[Goal of the exercise]: Extract and list every line that contains the word "script".

(Rows from a dataset of charts and code)
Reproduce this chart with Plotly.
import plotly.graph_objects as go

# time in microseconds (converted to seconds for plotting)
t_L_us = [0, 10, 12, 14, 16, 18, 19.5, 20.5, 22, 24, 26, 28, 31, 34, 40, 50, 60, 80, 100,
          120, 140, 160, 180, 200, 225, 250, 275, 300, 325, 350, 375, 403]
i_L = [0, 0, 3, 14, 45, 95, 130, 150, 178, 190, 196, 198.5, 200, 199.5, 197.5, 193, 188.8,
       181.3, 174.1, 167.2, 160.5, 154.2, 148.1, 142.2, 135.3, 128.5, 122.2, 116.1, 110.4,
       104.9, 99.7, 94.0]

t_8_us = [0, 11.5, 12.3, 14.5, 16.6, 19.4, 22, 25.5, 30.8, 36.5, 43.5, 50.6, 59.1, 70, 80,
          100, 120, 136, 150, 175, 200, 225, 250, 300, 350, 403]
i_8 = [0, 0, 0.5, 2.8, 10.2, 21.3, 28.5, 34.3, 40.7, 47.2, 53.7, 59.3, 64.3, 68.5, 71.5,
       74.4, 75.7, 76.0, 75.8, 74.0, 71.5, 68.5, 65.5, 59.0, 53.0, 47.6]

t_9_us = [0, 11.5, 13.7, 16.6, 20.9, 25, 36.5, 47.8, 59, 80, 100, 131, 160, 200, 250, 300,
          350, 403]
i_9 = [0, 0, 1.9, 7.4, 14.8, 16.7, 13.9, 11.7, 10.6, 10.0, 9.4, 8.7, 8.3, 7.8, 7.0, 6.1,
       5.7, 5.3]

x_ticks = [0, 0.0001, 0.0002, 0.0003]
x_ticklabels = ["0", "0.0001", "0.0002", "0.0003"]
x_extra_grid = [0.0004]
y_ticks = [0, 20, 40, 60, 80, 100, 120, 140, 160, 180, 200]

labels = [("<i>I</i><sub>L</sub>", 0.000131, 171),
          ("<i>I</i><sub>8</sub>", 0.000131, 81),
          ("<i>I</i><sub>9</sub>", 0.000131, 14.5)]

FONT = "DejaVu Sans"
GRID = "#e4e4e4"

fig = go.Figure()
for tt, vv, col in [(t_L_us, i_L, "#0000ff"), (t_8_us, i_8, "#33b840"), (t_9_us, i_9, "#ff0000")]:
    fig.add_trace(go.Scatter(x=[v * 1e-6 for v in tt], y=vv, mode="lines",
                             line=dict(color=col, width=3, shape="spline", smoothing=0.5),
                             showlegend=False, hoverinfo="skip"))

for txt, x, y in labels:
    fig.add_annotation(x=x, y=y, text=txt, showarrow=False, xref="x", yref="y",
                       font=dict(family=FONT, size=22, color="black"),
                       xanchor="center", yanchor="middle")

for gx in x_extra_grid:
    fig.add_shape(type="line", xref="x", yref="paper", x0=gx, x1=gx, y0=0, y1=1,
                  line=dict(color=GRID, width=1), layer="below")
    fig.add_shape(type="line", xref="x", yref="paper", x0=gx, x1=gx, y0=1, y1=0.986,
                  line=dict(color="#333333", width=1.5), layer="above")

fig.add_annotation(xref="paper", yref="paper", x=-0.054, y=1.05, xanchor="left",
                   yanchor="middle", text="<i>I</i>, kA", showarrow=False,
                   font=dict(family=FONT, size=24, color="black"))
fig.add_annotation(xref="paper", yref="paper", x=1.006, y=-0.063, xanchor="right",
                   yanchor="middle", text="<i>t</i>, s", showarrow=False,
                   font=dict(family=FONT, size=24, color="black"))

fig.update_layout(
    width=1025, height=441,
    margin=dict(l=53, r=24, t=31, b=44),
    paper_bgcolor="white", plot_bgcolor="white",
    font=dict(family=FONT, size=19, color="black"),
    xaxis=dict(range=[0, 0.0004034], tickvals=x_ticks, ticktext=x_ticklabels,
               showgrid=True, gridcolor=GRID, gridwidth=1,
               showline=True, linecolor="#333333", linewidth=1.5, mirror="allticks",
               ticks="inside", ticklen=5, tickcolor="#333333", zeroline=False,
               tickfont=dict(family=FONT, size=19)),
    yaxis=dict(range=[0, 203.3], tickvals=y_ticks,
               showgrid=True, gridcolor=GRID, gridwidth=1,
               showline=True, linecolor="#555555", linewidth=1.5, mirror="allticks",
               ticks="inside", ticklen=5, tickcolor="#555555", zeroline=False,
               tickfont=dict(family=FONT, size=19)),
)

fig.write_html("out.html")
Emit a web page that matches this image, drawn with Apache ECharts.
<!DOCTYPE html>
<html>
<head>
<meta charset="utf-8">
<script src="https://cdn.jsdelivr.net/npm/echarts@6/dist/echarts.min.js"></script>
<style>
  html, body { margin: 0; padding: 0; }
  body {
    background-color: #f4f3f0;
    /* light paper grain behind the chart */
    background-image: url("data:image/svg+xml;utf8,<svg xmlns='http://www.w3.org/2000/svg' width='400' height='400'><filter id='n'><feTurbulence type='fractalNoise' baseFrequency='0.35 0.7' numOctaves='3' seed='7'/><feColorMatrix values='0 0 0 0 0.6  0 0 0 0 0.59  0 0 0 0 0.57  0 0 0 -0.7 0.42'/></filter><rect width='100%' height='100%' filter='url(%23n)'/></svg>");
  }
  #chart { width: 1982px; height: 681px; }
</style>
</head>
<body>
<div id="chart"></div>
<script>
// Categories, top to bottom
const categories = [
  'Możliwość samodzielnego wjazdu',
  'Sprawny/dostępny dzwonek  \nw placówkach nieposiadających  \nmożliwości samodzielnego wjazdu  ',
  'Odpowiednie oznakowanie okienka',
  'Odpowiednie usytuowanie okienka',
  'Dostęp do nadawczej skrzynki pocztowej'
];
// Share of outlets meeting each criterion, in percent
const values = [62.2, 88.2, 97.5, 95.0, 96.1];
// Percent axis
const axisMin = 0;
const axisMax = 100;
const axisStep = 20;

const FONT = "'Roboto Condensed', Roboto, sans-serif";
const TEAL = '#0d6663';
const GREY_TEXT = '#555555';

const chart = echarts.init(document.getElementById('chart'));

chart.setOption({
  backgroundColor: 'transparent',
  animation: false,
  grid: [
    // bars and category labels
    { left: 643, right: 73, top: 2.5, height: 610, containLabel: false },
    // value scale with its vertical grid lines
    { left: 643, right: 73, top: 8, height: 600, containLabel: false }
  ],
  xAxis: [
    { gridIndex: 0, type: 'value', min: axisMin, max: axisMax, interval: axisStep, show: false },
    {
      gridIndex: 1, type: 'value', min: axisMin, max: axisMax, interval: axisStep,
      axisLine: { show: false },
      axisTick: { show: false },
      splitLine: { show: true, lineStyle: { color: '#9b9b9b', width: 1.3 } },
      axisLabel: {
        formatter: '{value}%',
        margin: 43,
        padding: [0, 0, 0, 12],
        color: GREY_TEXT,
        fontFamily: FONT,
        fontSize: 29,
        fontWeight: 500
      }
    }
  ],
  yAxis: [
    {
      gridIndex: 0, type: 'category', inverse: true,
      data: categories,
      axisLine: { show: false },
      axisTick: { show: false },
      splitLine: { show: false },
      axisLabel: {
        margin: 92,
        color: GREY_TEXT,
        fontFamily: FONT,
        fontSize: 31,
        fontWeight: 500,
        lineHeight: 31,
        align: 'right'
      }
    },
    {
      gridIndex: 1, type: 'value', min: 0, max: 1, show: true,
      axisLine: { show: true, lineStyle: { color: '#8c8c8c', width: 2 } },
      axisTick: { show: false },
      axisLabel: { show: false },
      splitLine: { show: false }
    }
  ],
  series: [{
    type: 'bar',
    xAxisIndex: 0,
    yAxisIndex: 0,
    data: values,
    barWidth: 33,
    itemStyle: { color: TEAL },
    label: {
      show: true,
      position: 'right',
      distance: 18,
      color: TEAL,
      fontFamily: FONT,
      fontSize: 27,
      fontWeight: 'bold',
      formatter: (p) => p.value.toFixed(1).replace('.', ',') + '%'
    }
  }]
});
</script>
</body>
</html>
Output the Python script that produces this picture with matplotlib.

[Exercise output]:
<script src="https://cdn.jsdelivr.net/npm/echarts@6/dist/echarts.min.js"></script>
<script>
</script>
Output the Python script that produces this picture with matplotlib.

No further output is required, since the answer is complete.